• [Problem statement]
Include the line containing "import seaborn as sns" and all lines before it, repeated exactly from the listing below, without pictures.

• [Data shown]
__________

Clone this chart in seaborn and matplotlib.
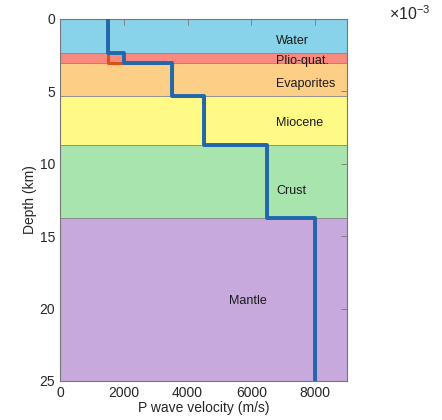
import numpy as np
import pandas as pd
import matplotlib
matplotlib.use("Agg")
import matplotlib.pyplot as plt
import seaborn as sns

# Layer data
layer_names = ["Water", "Plio-quat.", "Evaporites", "Miocene", "Crust", "Mantle"]
layer_tops = [0.0, 2.35, 3.04, 5.3, 8.7, 13.75]
layer_bottoms = [2.35, 3.04, 5.3, 8.7, 13.75, 25.0]
layer_colors = ["#88d3e9", "#f98a80", "#fdcf86", "#fff985", "#a8e4ae", "#c8a9dd"]
velocities = [1500, 2000, 3500, 4500, 6500, 8000]
velocities_alt = [1500, 1500, 3500, 4500, 6500, 8000]

label_x = [6770, 6770, 6770, 6770, 6770, 5300]
label_y = [1.55, 2.9, 4.5, 7.2, 11.85, 19.45]

x_ticks = [0, 2000, 4000, 6000, 8000]
y_ticks = [0, 5, 10, 15, 20, 25]


def step_profile(vels):
    xs, ys = [], []
    for t, b, v in zip(layer_tops, layer_bottoms, vels):
        xs += [v, v]
        ys += [t, b]
    return pd.DataFrame({"v": xs, "d": ys, "i": range(len(xs))})

sns.set_style("white")
plt.rcParams["font.family"] = ["Liberation Sans", "DejaVu Sans"]
plt.rcParams["mathtext.fontset"] = "custom"
plt.rcParams["mathtext.rm"] = "Liberation Sans"

fig = plt.figure(figsize=(4.42, 4.20), dpi=100)
ax = fig.add_axes([60 / 442, 39 / 420, 287 / 442, 362 / 420])

for t, b, c in zip(layer_tops, layer_bottoms, layer_colors):
    ax.axhspan(t, b, facecolor=c, edgecolor="#8a8a8a", linewidth=0.6, zorder=0)

alt = step_profile(velocities_alt)
main = step_profile(velocities)
sns.lineplot(data=alt, x="v", y="d", sort=False, estimator=None, color="#d95319",
             linewidth=2.2, ax=ax, zorder=2)
sns.lineplot(data=main, x="v", y="d", sort=False, estimator=None, color="#1f68ad",
             linewidth=2.8, ax=ax, zorder=3)

for name, lx, ly in zip(layer_names, label_x, label_y):
    ax.text(lx, ly, name, fontsize=9, color="#1a1a1a", va="center", ha="left", zorder=4)

ax.set_xlim(0, 9000)
ax.set_ylim(25, 0)
ax.set_xticks(x_ticks)
ax.set_yticks(y_ticks)
ax.set_xlabel("P wave velocity (m/s)", fontsize=10, color="#262626", labelpad=1)
ax.set_ylabel("Depth (km)", fontsize=10, color="#262626", labelpad=2)
ax.tick_params(axis="both", direction="in", length=4, width=0.6, colors="#777777",
               labelcolor="#262626", labelsize=10, top=True, right=True)
for s in ax.spines.values():
    s.set_color("#777777")
    s.set_linewidth(0.8)

fig.text(389 / 442, 1 - 14 / 420, r"$\times10^{-3}$", fontsize=11.5, color="#262626",
         ha="left", va="center")

fig.savefig("out.png", dpi=100)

__________

• [Output of the task]
Clone this chart in seaborn and matplotlib.
import numpy as np
import pandas as pd
import matplotlib
matplotlib.use("Agg")
import matplotlib.pyplot as plt
import seaborn as sns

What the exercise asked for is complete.